Stated problem
Check every line below for the word "matplotlib" and copy each one that has it.

==== Supplied data

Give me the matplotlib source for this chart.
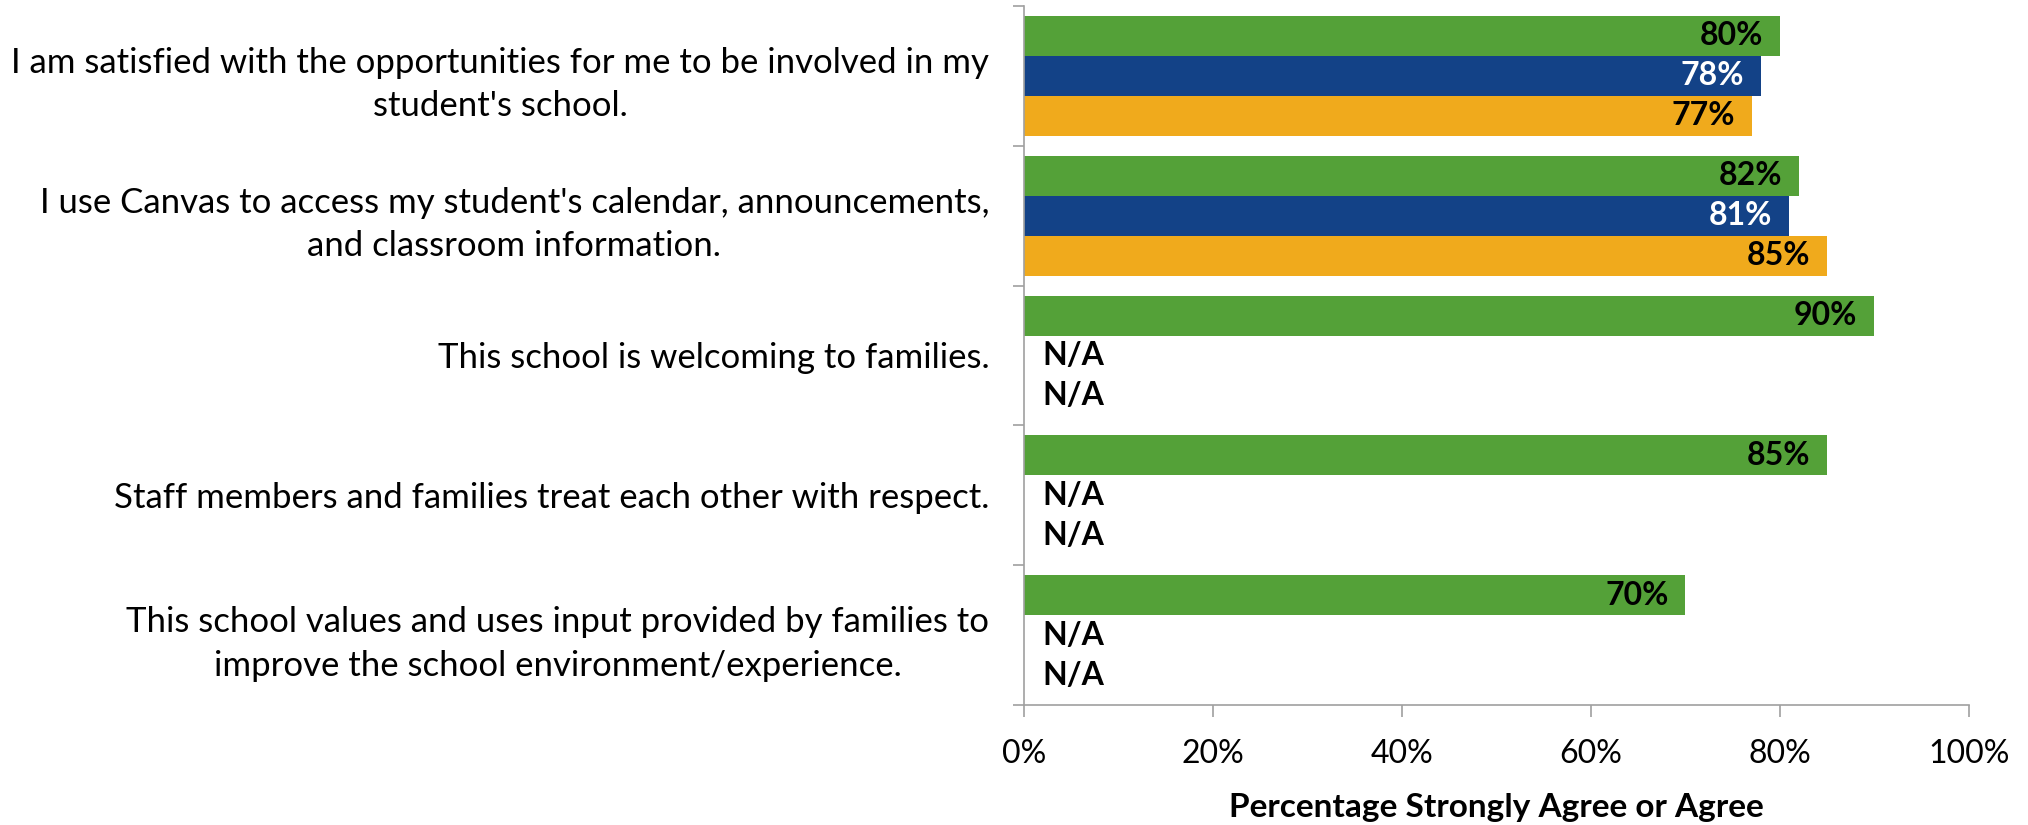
import matplotlib.pyplot as plt
import numpy as np

plt.rcParams["font.family"] = ["Lato", "DejaVu Sans"]

# survey items (top to bottom)
items = [
    "I am satisfied with the opportunities for me to be involved in my\nstudent's school.",
    "I use Canvas to access my student's calendar, announcements,\nand classroom information.",
    "This school is welcoming to families.",
    "Staff members and families treat each other with respect.",
    "This school values and uses input provided by families to\nimprove the school environment/experience.",
]

# percent strongly agree / agree; None = item not asked that year
green_vals = [80, 82, 90, 85, 70]
blue_vals = [78, 81, None, None, None]
orange_vals = [77, 85, None, None, None]

series = [
    (green_vals, "#54A138", "black"),
    (blue_vals, "#134287", "white"),
    (orange_vals, "#F0AA1C", "black"),
]

fig = plt.figure(figsize=(20.28, 8.25), dpi=100)
ax = fig.add_axes([0.5049, 0.14545, 0.466, 0.8473])

y = np.arange(len(items))
bh = 0.286
offsets = [-bh, 0, bh]

for (vals, color, txt_color), off in zip(series, offsets):
    for i, v in enumerate(vals):
        yy = y[i] + off
        if v is None:
            ax.text(1.9, yy, "N/A", ha="left", va="center",
                    fontsize=23, fontweight="bold", color="black")
            continue
        ax.barh(yy, v, height=bh, color=color, edgecolor="none")
        ax.text(v - 1.8, yy, f"{v}%", ha="right", va="center",
                fontsize=23, fontweight="bold", color=txt_color)

ax.set_xlim(0, 100)
ax.set_ylim(len(items) - 0.5, -0.5)
ax.set_xticks(np.arange(0, 101, 20))
ax.set_xticklabels([f"{t}%" for t in range(0, 101, 20)], fontsize=23)
ax.set_xlabel("Percentage Strongly Agree or Agree", fontsize=24,
              fontweight="bold", labelpad=17)

# category labels centred on groups, ticks on group boundaries
ax.set_yticks(y)
ax.set_yticklabels(items, fontsize=25, multialignment="center", linespacing=1.44)
ax.tick_params(axis="y", length=0, pad=25)
ax.set_yticks(np.arange(-0.5, len(items)), minor=True)
ax.tick_params(axis="y", which="minor", length=8, color="#A0A0A0", width=1.2)
ax.tick_params(axis="x", length=8.5, color="#A0A0A0", width=1.2, pad=16)

for s in ["top", "right"]:
    ax.spines[s].set_visible(False)
for s in ["left", "bottom"]:
    ax.spines[s].set_color("#A0A0A0")
    ax.spines[s].set_linewidth(1.2)

fig.savefig("out.png", dpi=100, facecolor="white")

========

Result for this task
Give me the matplotlib source for this chart.
import matplotlib.pyplot as plt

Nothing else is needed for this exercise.